(begin)
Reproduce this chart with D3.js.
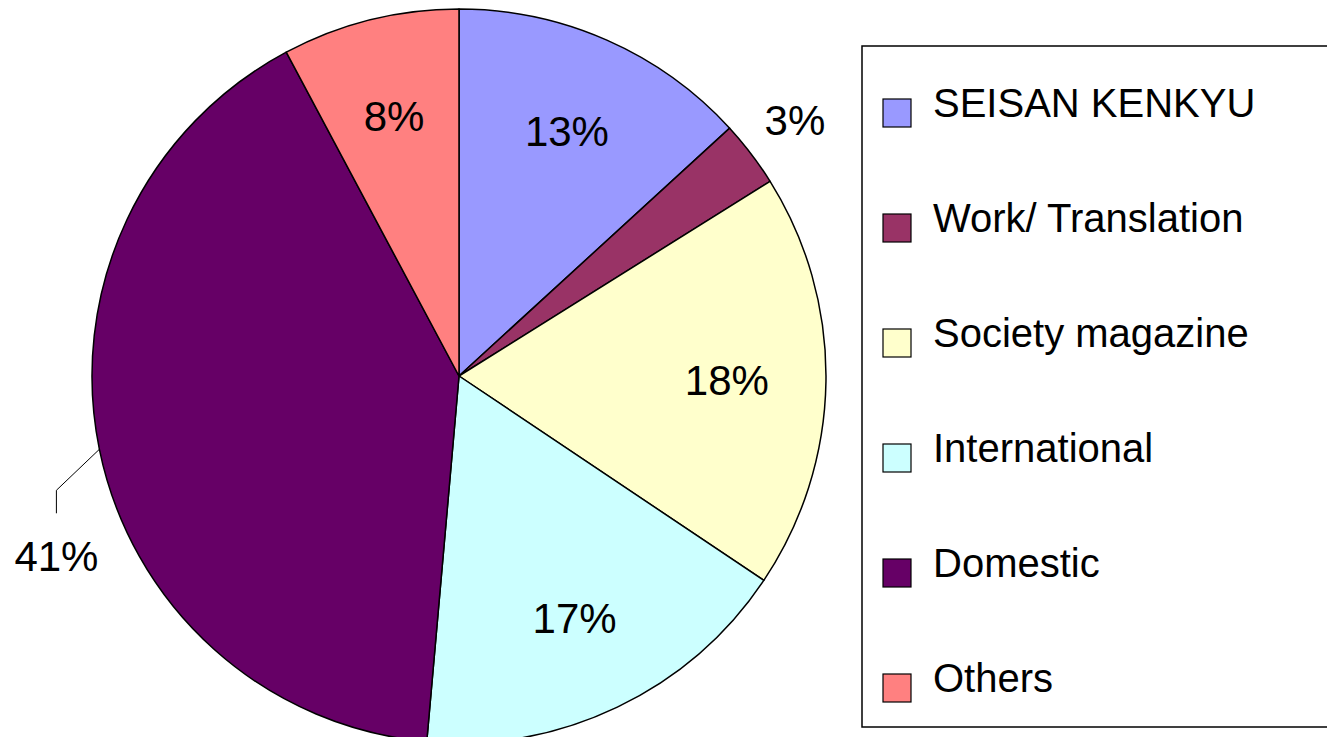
<!DOCTYPE html>
<html lang="en">
<head>
    <meta charset="UTF-8">
    <script src="https://cdnjs.cloudflare.com/ajax/libs/d3/7.8.5/d3.min.js"></script>
    <style>
        body { margin: 0; background: #fff; }
        svg { display: block; font-family: "Liberation Sans", Arial, sans-serif; }
    </style>
</head>
<body>
    <svg id="chart" width="1327" height="737"></svg>
    <script>
        const categories = ["SEISAN KENKYU", "Work/ Translation", "Society magazine", "International", "Domestic", "Others"];
        const shares = [13.2, 2.9, 18.3, 17.0, 40.8, 7.8];
        const labels = ["13%", "3%", "18%", "17%", "41%", "8%"];
        const colors = ["#9999ff", "#993366", "#ffffcc", "#ccffff", "#660066", "#ff8080"];

        const svg = d3.select("#chart");
        const cx = 459, cy = 376, R = 367;

        const data = categories.map((c, i) => ({ name: c, value: shares[i], label: labels[i], color: colors[i] }));

        const pie = d3.pie().sort(null).value(d => d.value);
        const arc = d3.arc().innerRadius(0).outerRadius(R);
        const arcs = pie(data);

        const g = svg.append("g").attr("transform", `translate(${cx},${cy})`);

        g.selectAll("path.slice")
            .data(arcs)
            .enter()
            .append("path")
            .attr("class", "slice")
            .attr("d", arc)
            .attr("fill", d => d.data.color)
            .attr("stroke", "#000")
            .attr("stroke-width", 1.5)
            .attr("stroke-linejoin", "round");

        // label placement: inside for big slices, outside for small / leader for Domestic
        const inside = d3.arc().innerRadius(R * 0.73).outerRadius(R * 0.73);
        const outside = d3.arc().innerRadius(R * 1.15).outerRadius(R * 1.15);
        const edge = d3.arc().innerRadius(R).outerRadius(R);

        arcs.forEach(d => {
            let x, y;
            if (d.data.name === "Domestic") {
                const [ex, ey] = edge.centroid(d);
                const bx = ex - 43, by = ey + 41;
                g.append("path")
                    .attr("d", d3.line()([[ex, ey], [bx, by], [bx, by + 23]]))
                    .attr("fill", "none")
                    .attr("stroke", "#000")
                    .attr("stroke-width", 1);
                x = bx; y = by + 66;
            } else if (d.value < 5) {
                [x, y] = outside.centroid(d);
            } else {
                [x, y] = inside.centroid(d);
            }
            g.append("text")
                .attr("x", x)
                .attr("y", y + 15)
                .attr("text-anchor", "middle")
                .attr("font-size", 42)
                .attr("fill", "#000")
                .text(d.data.label);
        });

        // legend
        svg.append("rect")
            .attr("x", 862)
            .attr("y", 46)
            .attr("width", 500)
            .attr("height", 681)
            .attr("fill", "#fff")
            .attr("stroke", "#000")
            .attr("stroke-width", 1.5);

        const rowY = d3.scalePoint().domain(categories).range([113, 688]);

        const items = svg.selectAll("g.legend")
            .data(data)
            .enter()
            .append("g")
            .attr("class", "legend")
            .attr("transform", d => `translate(883,${rowY(d.name)})`);

        items.append("rect")
            .attr("x", 0)
            .attr("y", -14)
            .attr("width", 28)
            .attr("height", 28)
            .attr("fill", d => d.color)
            .attr("stroke", "#000")
            .attr("stroke-width", 1.2);

        items.append("text")
            .attr("x", 50)
            .attr("y", 4)
            .attr("font-size", 40)
            .attr("fill", "#000")
            .text(d => d.name);
    </script>
</body>
</html>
(end)
◆ Exercise directions
Skipping the pictures, transcribe each line above exactly as it appears.

◆ Answer to the task
Reproduce this chart with D3.js.
<!DOCTYPE html>
<html lang="en">
<head>
    <meta charset="UTF-8">
    <script src="https://cdnjs.cloudflare.com/ajax/libs/d3/7.8.5/d3.min.js"></script>
    <style>
        body { margin: 0; background: #fff; }
        svg { display: block; font-family: "Liberation Sans", Arial, sans-serif; }
    </style>
</head>
<body>
    <svg id="chart" width="1327" height="737"></svg>
    <script>
        const categories = ["SEISAN KENKYU", "Work/ Translation", "Society magazine", "International", "Domestic", "Others"];
        const shares = [13.2, 2.9, 18.3, 17.0, 40.8, 7.8];
        const labels = ["13%", "3%", "18%", "17%", "41%", "8%"];
        const colors = ["#9999ff", "#993366", "#ffffcc", "#ccffff", "#660066", "#ff8080"];

        const svg = d3.select("#chart");
        const cx = 459, cy = 376, R = 367;

        const data = categories.map((c, i) => ({ name: c, value: shares[i], label: labels[i], color: colors[i] }));

        const pie = d3.pie().sort(null).value(d => d.value);
        const arc = d3.arc().innerRadius(0).outerRadius(R);
        const arcs = pie(data);

        const g = svg.append("g").attr("transform", `translate(${cx},${cy})`);

        g.selectAll("path.slice")
            .data(arcs)
            .enter()
            .append("path")
            .attr("class", "slice")
            .attr("d", arc)
            .attr("fill", d => d.data.color)
            .attr("stroke", "#000")
            .attr("stroke-width", 1.5)
            .attr("stroke-linejoin", "round");

        // label placement: inside for big slices, outside for small / leader for Domestic
        const inside = d3.arc().innerRadius(R * 0.73).outerRadius(R * 0.73);
        const outside = d3.arc().innerRadius(R * 1.15).outerRadius(R * 1.15);
        const edge = d3.arc().innerRadius(R).outerRadius(R);

        arcs.forEach(d => {
            let x, y;
            if (d.data.name === "Domestic") {
                const [ex, ey] = edge.centroid(d);
                const bx = ex - 43, by = ey + 41;
                g.append("path")
                    .attr("d", d3.line()([[ex, ey], [bx, by], [bx, by + 23]]))
                    .attr("fill", "none")
                    .attr("stroke", "#000")
                    .attr("stroke-width", 1);
                x = bx; y = by + 66;
            } else if (d.value < 5) {
                [x, y] = outside.centroid(d);
            } else {
                [x, y] = inside.centroid(d);
            }
            g.append("text")
                .attr("x", x)
                .attr("y", y + 15)
                .attr("text-anchor", "middle")
                .attr("font-size", 42)
                .attr("fill", "#000")
                .text(d.data.label);
        });

        // legend
        svg.append("rect")
            .attr("x", 862)
            .attr("y", 46)
            .attr("width", 500)
            .attr("height", 681)
            .attr("fill", "#fff")
            .attr("stroke", "#000")
            .attr("stroke-width", 1.5);

        const rowY = d3.scalePoint().domain(categories).range([113, 688]);

        const items = svg.selectAll("g.legend")
            .data(data)
            .enter()
            .append("g")
            .attr("class", "legend")
            .attr("transform", d => `translate(883,${rowY(d.name)})`);

        items.append("rect")
            .attr("x", 0)
            .attr("y", -14)
            .attr("width", 28)
            .attr("height", 28)
            .attr("fill", d => d.color)
            .attr("stroke", "#000")
            .attr("stroke-width", 1.2);

        items.append("text")
            .attr("x", 50)
            .attr("y", 4)
            .attr("font-size", 40)
            .attr("fill", "#000")
            .text(d => d.name);
    </script>
</body>
</html>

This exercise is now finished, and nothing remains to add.